**What is being asked:** From the listing that follows, output everything exactly except the pictures.

** Start Given information **

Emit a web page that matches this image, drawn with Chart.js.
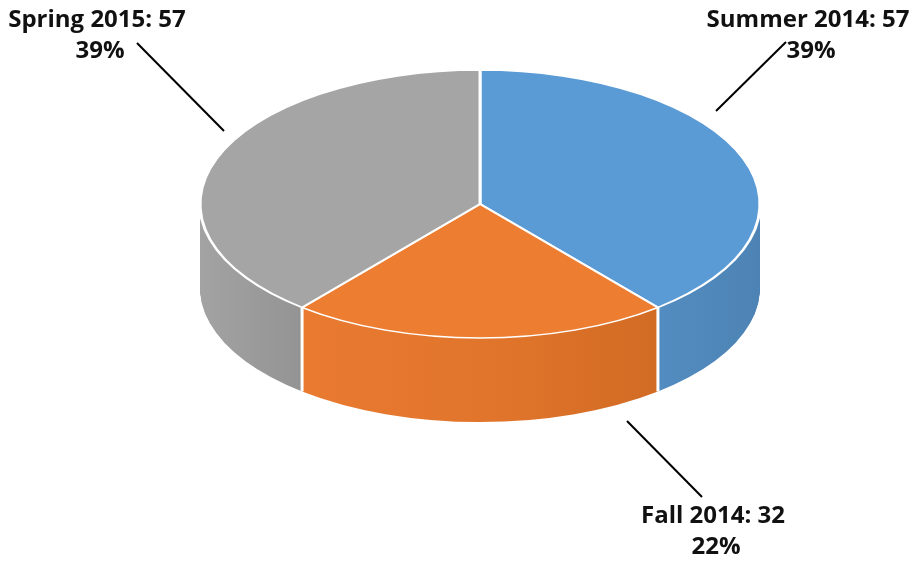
<!DOCTYPE html>
<html>
<head>
<meta charset="utf-8">
<script src="https://cdn.jsdelivr.net/npm/chart.js@4"></script>
<style>
  body { margin: 0; background: #fff; }
  canvas { display: block; }
</style>
</head>
<body>
<canvas id="pie-chart" width="915" height="564"></canvas>
<script>
// Chart data
const seasons = ['Summer 2014', 'Fall 2014', 'Spring 2015'];
const counts = [57, 32, 57];
const percents = ['39%', '22%', '39%'];

const topColors = ['#5B9BD5', '#ED7D31', '#A5A5A5'];

// where the squashed pie sits on the page
const CX = 480, CY = 204, RX = 280, RY = 134, DEPTH = 84;

// label positions and leader lines
const labelPos = [
    { x: 808, y: 20, line: [786, 42, 716, 111] },
    { x: 713, y: 516, line: [627, 421, 702, 497] },
    { x: 97, y: 20, line: [137, 43, 224, 131] }
];

function applySquash(ctx, chart, dy) {
    const area = chart.chartArea;
    const r = chart.getDatasetMeta(0).controller.outerRadius;
    const ncx = (area.left + area.right) / 2;
    const ncy = (area.top + area.bottom) / 2;
    ctx.translate(CX, CY + dy);
    ctx.scale(RX / r, RY / r);
    ctx.translate(-ncx, -ncy);
}

function sideGradient(ctx, chart, i) {
    const area = chart.chartArea;
    const g = ctx.createLinearGradient(area.left + (area.width - area.height) / 2, 0,
        area.right - (area.width - area.height) / 2, 0);
    if (i === 0) {
        g.addColorStop(0.6, '#5A97CF');
        g.addColorStop(1, '#4D83B4');
    } else if (i === 1) {
        g.addColorStop(0.15, '#EA7B31');
        g.addColorStop(0.55, '#E0742B');
        g.addColorStop(0.85, '#D06A23');
    } else {
        g.addColorStop(0, '#A3A3A3');
        g.addColorStop(0.25, '#8E8E8E');
    }
    return g;
}

const pie3d = {
    id: 'pie3d',
    beforeDatasetsDraw(chart) {
        const ctx = chart.ctx;
        const meta = chart.getDatasetMeta(0);
        const fills = meta.data.map((arc, i) => sideGradient(ctx, chart, i));

        // side walls: stacked copies of the slices, bottom first
        for (let d = DEPTH; d >= 1; d--) {
            ctx.save();
            applySquash(ctx, chart, d);
            meta.data.forEach((arc, i) => {
                const orig = arc.options;
                arc.options = Object.assign({}, orig, { backgroundColor: fills[i], borderWidth: 0 });
                arc.draw(ctx);
                arc.options = orig;
            });
            ctx.restore();
        }

        // white seams down the side at each slice edge
        ctx.save();
        ctx.strokeStyle = '#fff';
        ctx.lineWidth = 3;
        meta.data.forEach(arc => {
            const x = CX + Math.cos(arc.startAngle) * RX;
            const y = CY + Math.sin(arc.startAngle) * RY;
            ctx.beginPath();
            ctx.moveTo(x, y);
            ctx.lineTo(x, y + DEPTH);
            ctx.stroke();
        });
        ctx.restore();

        // top face drawn by the chart itself, squashed
        ctx.save();
        applySquash(ctx, chart, 0);
    },
    afterDatasetsDraw(chart) {
        chart.ctx.restore();
    },
    afterDraw(chart) {
        const ctx = chart.ctx;
        ctx.save();
        ctx.fillStyle = '#111';
        ctx.strokeStyle = '#000';
        ctx.lineWidth = 2;
        ctx.font = 'bold 24px "Open Sans"';
        ctx.textAlign = 'center';
        ctx.textBaseline = 'middle';
        seasons.forEach((s, i) => {
            const p = labelPos[i];
            ctx.fillText(s + ': ' + counts[i], p.x, p.y);
            ctx.fillText(percents[i], p.x + 3, p.y + 31);
            ctx.beginPath();
            ctx.moveTo(p.line[0], p.line[1]);
            ctx.lineTo(p.line[2], p.line[3]);
            ctx.stroke();
        });
        ctx.restore();
    }
};

new Chart(document.getElementById('pie-chart').getContext('2d'), {
    type: 'pie',
    data: {
        labels: seasons,
        datasets: [{
            data: counts,
            backgroundColor: topColors,
            borderColor: '#fff',
            borderWidth: 3,
            clip: false
        }]
    },
    options: {
        responsive: false,
        animation: false,
        events: [],
        plugins: {
            legend: { display: false },
            tooltip: { enabled: false }
        }
    },
    plugins: [pie3d]
});
</script>
</body>
</html>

** End Given information **

**Exercise result:**
Emit a web page that matches this image, drawn with Chart.js.
<!DOCTYPE html>
<html>
<head>
<meta charset="utf-8">
<script src="https://cdn.jsdelivr.net/npm/chart.js@4"></script>
<style>
  body { margin: 0; background: #fff; }
  canvas { display: block; }
</style>
</head>
<body>
<canvas id="pie-chart" width="915" height="564"></canvas>
<script>
// Chart data
const seasons = ['Summer 2014', 'Fall 2014', 'Spring 2015'];
const counts = [57, 32, 57];
const percents = ['39%', '22%', '39%'];

const topColors = ['#5B9BD5', '#ED7D31', '#A5A5A5'];

// where the squashed pie sits on the page
const CX = 480, CY = 204, RX = 280, RY = 134, DEPTH = 84;

// label positions and leader lines
const labelPos = [
    { x: 808, y: 20, line: [786, 42, 716, 111] },
    { x: 713, y: 516, line: [627, 421, 702, 497] },
    { x: 97, y: 20, line: [137, 43, 224, 131] }
];

function applySquash(ctx, chart, dy) {
    const area = chart.chartArea;
    const r = chart.getDatasetMeta(0).controller.outerRadius;
    const ncx = (area.left + area.right) / 2;
    const ncy = (area.top + area.bottom) / 2;
    ctx.translate(CX, CY + dy);
    ctx.scale(RX / r, RY / r);
    ctx.translate(-ncx, -ncy);
}

function sideGradient(ctx, chart, i) {
    const area = chart.chartArea;
    const g = ctx.createLinearGradient(area.left + (area.width - area.height) / 2, 0,
        area.right - (area.width - area.height) / 2, 0);
    if (i === 0) {
        g.addColorStop(0.6, '#5A97CF');
        g.addColorStop(1, '#4D83B4');
    } else if (i === 1) {
        g.addColorStop(0.15, '#EA7B31');
        g.addColorStop(0.55, '#E0742B');
        g.addColorStop(0.85, '#D06A23');
    } else {
        g.addColorStop(0, '#A3A3A3');
        g.addColorStop(0.25, '#8E8E8E');
    }
    return g;
}

const pie3d = {
    id: 'pie3d',
    beforeDatasetsDraw(chart) {
        const ctx = chart.ctx;
        const meta = chart.getDatasetMeta(0);
        const fills = meta.data.map((arc, i) => sideGradient(ctx, chart, i));

        // side walls: stacked copies of the slices, bottom first
        for (let d = DEPTH; d >= 1; d--) {
            ctx.save();
            applySquash(ctx, chart, d);
            meta.data.forEach((arc, i) => {
                const orig = arc.options;
                arc.options = Object.assign({}, orig, { backgroundColor: fills[i], borderWidth: 0 });
                arc.draw(ctx);
                arc.options = orig;
            });
            ctx.restore();
        }

        // white seams down the side at each slice edge
        ctx.save();
        ctx.strokeStyle = '#fff';
        ctx.lineWidth = 3;
        meta.data.forEach(arc => {
            const x = CX + Math.cos(arc.startAngle) * RX;
            const y = CY + Math.sin(arc.startAngle) * RY;
            ctx.beginPath();
            ctx.moveTo(x, y);
            ctx.lineTo(x, y + DEPTH);
            ctx.stroke();
        });
        ctx.restore();

        // top face drawn by the chart itself, squashed
        ctx.save();
        applySquash(ctx, chart, 0);
    },
    afterDatasetsDraw(chart) {
        chart.ctx.restore();
    },
    afterDraw(chart) {
        const ctx = chart.ctx;
        ctx.save();
        ctx.fillStyle = '#111';
        ctx.strokeStyle = '#000';
        ctx.lineWidth = 2;
        ctx.font = 'bold 24px "Open Sans"';
        ctx.textAlign = 'center';
        ctx.textBaseline = 'middle';
        seasons.forEach((s, i) => {
            const p = labelPos[i];
            ctx.fillText(s + ': ' + counts[i], p.x, p.y);
            ctx.fillText(percents[i], p.x + 3, p.y + 31);
            ctx.beginPath();
            ctx.moveTo(p.line[0], p.line[1]);
            ctx.lineTo(p.line[2], p.line[3]);
            ctx.stroke();
        });
        ctx.restore();
    }
};

new Chart(document.getElementById('pie-chart').getContext('2d'), {
    type: 'pie',
    data: {
        labels: seasons,
        datasets: [{
            data: counts,
            backgroundColor: topColors,
            borderColor: '#fff',
            borderWidth: 3,
            clip: false
        }]
    },
    options: {
        responsive: false,
        animation: false,
        events: [],
        plugins: {
            legend: { display: false },
            tooltip: { enabled: false }
        }
    },
    plugins: [pie3d]
});
</script>
</body>
</html>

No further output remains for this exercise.